> _Material for the task_:
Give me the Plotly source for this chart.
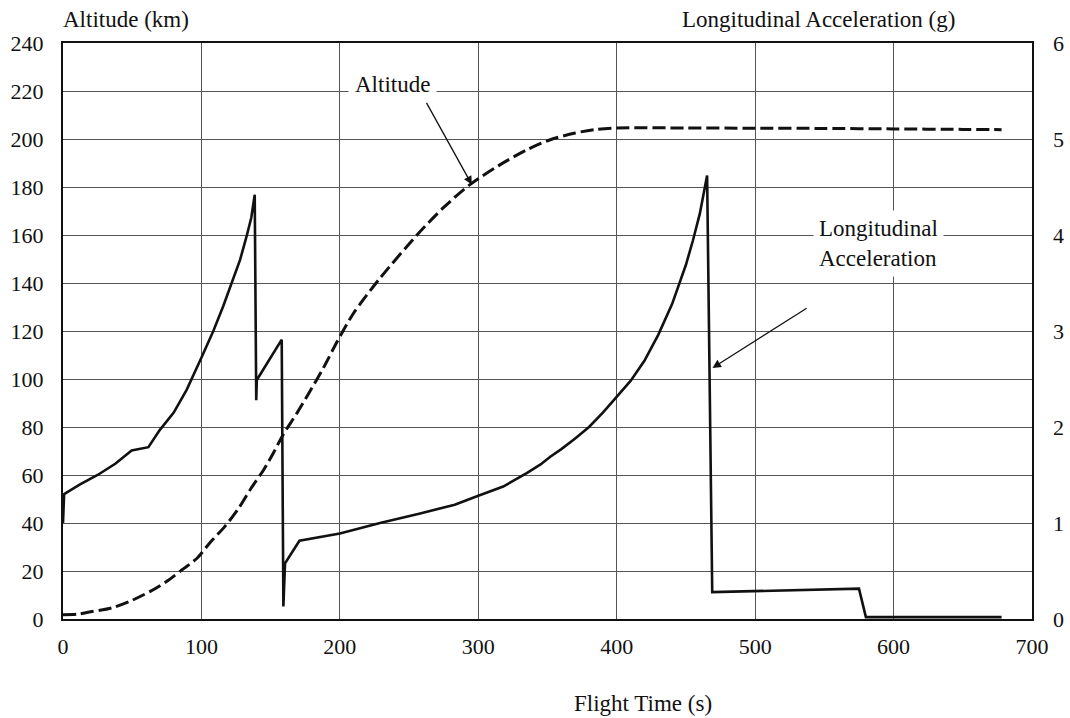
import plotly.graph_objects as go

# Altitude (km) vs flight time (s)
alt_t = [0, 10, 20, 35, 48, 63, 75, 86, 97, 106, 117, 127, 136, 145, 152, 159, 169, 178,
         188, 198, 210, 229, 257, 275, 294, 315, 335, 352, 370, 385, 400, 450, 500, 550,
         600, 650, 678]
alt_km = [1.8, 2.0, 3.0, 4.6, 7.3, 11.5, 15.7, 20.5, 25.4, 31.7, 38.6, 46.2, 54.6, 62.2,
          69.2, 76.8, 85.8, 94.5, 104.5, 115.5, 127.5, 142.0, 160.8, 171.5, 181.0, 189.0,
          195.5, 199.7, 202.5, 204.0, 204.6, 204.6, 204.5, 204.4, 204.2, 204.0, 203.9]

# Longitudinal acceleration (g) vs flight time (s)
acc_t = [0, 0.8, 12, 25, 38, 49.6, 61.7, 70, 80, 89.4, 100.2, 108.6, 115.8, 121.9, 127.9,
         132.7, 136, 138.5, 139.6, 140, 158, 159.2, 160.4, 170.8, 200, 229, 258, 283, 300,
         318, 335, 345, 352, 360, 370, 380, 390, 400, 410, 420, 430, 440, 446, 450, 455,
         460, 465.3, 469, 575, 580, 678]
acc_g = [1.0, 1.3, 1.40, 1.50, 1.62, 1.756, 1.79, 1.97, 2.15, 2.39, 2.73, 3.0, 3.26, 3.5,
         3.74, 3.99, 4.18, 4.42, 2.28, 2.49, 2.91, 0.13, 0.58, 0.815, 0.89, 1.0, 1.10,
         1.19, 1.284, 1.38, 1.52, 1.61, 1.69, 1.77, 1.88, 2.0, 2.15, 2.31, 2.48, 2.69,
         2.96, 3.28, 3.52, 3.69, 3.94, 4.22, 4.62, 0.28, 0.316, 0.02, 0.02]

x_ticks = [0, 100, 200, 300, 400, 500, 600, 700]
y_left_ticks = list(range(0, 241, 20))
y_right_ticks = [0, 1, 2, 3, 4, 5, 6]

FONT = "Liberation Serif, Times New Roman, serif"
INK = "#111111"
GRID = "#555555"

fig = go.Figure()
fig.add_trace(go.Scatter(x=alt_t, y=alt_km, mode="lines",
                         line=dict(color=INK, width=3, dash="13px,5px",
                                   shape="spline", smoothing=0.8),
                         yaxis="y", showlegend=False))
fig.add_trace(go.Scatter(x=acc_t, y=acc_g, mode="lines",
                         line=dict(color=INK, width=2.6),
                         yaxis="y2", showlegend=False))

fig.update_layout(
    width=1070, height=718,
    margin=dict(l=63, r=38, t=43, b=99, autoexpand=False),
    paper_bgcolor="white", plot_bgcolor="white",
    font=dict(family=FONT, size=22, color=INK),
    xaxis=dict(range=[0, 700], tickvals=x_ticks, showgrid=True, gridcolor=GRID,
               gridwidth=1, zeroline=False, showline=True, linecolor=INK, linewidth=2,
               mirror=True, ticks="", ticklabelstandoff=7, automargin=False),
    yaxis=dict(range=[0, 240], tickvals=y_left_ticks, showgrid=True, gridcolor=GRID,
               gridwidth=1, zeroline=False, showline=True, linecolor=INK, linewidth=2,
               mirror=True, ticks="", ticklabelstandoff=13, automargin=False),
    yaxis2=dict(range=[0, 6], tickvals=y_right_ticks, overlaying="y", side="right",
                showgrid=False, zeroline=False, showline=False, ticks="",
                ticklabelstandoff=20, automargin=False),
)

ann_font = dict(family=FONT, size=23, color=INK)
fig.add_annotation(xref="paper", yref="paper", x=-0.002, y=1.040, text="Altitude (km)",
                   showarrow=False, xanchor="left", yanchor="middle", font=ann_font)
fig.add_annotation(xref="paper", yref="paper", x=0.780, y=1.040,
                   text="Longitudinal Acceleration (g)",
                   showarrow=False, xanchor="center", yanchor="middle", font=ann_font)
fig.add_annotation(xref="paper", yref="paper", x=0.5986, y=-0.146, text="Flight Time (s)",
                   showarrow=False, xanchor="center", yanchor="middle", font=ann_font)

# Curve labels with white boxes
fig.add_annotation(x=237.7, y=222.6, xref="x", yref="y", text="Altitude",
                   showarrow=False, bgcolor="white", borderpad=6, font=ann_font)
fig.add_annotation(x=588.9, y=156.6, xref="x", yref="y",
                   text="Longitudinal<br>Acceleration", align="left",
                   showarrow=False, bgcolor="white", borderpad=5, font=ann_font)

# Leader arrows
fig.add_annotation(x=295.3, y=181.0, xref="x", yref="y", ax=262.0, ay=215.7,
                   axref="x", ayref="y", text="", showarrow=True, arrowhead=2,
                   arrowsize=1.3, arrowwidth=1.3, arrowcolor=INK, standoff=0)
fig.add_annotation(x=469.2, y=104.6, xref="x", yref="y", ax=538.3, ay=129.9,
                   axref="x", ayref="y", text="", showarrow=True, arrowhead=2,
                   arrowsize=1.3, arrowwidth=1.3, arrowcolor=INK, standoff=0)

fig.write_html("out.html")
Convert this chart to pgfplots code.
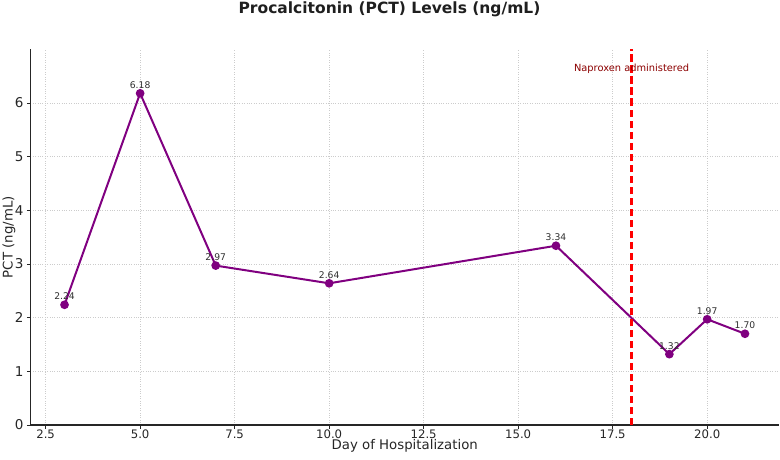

> _Problem requirements_:
Return a copy of every line that includes the word "chart".

> _Expected answer_:
Give me the Plotly source for this chart.
Convert this chart to pgfplots code.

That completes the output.